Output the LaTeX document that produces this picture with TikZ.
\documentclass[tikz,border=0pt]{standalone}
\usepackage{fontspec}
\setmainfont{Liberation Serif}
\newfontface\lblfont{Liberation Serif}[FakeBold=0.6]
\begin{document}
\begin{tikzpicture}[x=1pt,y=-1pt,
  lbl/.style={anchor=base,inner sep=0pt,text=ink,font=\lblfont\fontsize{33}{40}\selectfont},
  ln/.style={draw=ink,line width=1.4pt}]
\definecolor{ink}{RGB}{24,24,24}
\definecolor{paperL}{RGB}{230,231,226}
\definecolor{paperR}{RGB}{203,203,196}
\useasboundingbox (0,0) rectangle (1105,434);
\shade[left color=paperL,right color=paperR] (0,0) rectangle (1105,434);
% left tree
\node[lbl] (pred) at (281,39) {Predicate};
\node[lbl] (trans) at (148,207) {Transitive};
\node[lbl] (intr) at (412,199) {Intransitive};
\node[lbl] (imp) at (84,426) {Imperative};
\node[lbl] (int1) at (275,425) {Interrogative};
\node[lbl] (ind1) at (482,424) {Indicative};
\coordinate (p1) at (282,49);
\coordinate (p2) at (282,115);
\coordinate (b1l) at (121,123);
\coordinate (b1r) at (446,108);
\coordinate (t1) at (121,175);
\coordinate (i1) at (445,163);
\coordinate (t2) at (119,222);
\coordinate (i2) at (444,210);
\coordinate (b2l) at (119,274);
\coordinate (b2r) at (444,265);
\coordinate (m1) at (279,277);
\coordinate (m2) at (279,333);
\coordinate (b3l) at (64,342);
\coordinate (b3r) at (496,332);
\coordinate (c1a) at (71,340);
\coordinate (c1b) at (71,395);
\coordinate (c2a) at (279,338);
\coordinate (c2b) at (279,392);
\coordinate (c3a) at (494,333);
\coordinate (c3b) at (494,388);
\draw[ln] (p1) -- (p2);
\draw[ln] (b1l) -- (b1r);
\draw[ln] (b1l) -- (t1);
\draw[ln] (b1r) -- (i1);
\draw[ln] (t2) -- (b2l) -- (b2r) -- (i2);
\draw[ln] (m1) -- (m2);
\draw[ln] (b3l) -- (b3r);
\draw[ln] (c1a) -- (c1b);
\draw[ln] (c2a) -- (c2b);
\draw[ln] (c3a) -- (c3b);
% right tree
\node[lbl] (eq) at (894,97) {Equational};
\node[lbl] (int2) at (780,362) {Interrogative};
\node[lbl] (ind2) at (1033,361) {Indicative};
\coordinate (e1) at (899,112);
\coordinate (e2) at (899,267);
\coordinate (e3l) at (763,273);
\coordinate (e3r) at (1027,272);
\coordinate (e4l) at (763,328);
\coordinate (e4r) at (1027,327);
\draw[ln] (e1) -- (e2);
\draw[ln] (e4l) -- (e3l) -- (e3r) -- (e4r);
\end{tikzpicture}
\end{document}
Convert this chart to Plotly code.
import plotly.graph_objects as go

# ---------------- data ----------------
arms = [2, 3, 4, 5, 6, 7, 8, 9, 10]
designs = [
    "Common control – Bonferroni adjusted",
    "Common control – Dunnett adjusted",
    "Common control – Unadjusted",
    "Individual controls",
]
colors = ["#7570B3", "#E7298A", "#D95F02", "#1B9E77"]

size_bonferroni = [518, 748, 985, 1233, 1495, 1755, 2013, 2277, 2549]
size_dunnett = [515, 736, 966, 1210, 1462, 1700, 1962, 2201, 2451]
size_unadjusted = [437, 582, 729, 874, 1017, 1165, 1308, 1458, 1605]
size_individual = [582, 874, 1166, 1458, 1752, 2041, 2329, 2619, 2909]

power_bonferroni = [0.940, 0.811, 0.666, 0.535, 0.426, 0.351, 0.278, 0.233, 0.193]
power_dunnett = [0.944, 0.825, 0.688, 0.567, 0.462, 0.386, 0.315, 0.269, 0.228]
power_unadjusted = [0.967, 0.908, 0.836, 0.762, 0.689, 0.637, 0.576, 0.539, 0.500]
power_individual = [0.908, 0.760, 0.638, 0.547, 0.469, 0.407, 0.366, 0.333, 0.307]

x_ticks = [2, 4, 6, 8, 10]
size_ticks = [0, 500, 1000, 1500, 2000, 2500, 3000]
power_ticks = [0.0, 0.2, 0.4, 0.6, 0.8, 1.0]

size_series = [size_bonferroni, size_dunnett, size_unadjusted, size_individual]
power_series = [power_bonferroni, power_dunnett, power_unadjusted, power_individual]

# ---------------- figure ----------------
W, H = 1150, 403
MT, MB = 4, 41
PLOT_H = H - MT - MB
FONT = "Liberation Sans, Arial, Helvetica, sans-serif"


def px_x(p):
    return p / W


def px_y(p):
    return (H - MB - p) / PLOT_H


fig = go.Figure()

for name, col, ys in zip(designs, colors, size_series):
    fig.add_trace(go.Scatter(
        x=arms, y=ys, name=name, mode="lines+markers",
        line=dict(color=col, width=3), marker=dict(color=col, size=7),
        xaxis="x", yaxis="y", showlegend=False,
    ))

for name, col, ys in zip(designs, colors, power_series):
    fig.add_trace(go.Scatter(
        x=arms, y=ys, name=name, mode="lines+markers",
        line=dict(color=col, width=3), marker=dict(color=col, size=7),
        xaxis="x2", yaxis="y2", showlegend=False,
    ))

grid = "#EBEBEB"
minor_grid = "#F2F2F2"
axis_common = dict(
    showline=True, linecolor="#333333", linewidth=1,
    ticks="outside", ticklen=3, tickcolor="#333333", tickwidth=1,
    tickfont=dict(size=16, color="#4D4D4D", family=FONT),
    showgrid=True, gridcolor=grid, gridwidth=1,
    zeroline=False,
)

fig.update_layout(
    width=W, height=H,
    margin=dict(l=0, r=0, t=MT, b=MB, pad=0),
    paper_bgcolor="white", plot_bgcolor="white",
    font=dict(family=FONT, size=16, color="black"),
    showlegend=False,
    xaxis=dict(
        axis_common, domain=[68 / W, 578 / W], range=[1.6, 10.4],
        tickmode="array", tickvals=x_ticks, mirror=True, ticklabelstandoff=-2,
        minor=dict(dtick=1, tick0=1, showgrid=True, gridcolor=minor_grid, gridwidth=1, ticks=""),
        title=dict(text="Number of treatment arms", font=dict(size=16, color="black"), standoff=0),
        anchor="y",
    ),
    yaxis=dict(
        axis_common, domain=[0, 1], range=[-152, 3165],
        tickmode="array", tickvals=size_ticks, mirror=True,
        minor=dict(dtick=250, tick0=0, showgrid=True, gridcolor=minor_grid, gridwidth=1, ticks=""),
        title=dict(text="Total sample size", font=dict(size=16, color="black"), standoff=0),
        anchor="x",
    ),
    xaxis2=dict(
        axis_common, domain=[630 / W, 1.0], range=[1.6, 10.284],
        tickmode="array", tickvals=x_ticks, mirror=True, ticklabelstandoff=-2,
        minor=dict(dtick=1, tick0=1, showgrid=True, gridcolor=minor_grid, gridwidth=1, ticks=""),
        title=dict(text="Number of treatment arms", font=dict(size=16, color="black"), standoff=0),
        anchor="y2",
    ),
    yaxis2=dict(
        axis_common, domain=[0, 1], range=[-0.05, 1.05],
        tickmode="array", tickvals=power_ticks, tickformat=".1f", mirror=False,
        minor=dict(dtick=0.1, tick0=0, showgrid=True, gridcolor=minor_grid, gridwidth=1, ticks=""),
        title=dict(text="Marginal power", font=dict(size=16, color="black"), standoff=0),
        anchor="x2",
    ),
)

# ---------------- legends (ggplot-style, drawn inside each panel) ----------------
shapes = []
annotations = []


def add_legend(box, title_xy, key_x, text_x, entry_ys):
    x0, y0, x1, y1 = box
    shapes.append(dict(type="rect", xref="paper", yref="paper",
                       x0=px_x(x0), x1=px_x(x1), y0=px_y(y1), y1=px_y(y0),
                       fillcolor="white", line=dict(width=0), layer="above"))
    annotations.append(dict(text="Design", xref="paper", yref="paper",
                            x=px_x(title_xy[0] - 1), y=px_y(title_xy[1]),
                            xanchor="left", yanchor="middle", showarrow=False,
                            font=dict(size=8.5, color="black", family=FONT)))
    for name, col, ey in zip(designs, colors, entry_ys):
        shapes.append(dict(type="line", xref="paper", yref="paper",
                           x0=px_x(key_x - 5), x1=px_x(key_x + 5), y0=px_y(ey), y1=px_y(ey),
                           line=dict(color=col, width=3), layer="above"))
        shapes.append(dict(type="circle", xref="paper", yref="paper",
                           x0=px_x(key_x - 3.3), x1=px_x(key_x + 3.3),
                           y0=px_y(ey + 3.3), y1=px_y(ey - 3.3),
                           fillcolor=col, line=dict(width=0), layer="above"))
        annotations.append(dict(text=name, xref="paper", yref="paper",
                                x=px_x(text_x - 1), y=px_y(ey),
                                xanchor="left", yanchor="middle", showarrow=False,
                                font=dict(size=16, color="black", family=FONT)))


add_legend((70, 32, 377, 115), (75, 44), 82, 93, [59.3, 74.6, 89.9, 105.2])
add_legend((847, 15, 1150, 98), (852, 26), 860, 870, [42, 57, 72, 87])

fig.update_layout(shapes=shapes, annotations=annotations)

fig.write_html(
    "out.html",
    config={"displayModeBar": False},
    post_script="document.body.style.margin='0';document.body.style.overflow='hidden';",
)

------------------------------------------------------------------------

Work to do: Copy out precisely the lines from the line with "Convert this chart to Plotly code." to the line with "import plotly.graph_objects as go" in the material above, including those two lines and omitting all the rest.

The result:
Convert this chart to Plotly code.
import plotly.graph_objects as go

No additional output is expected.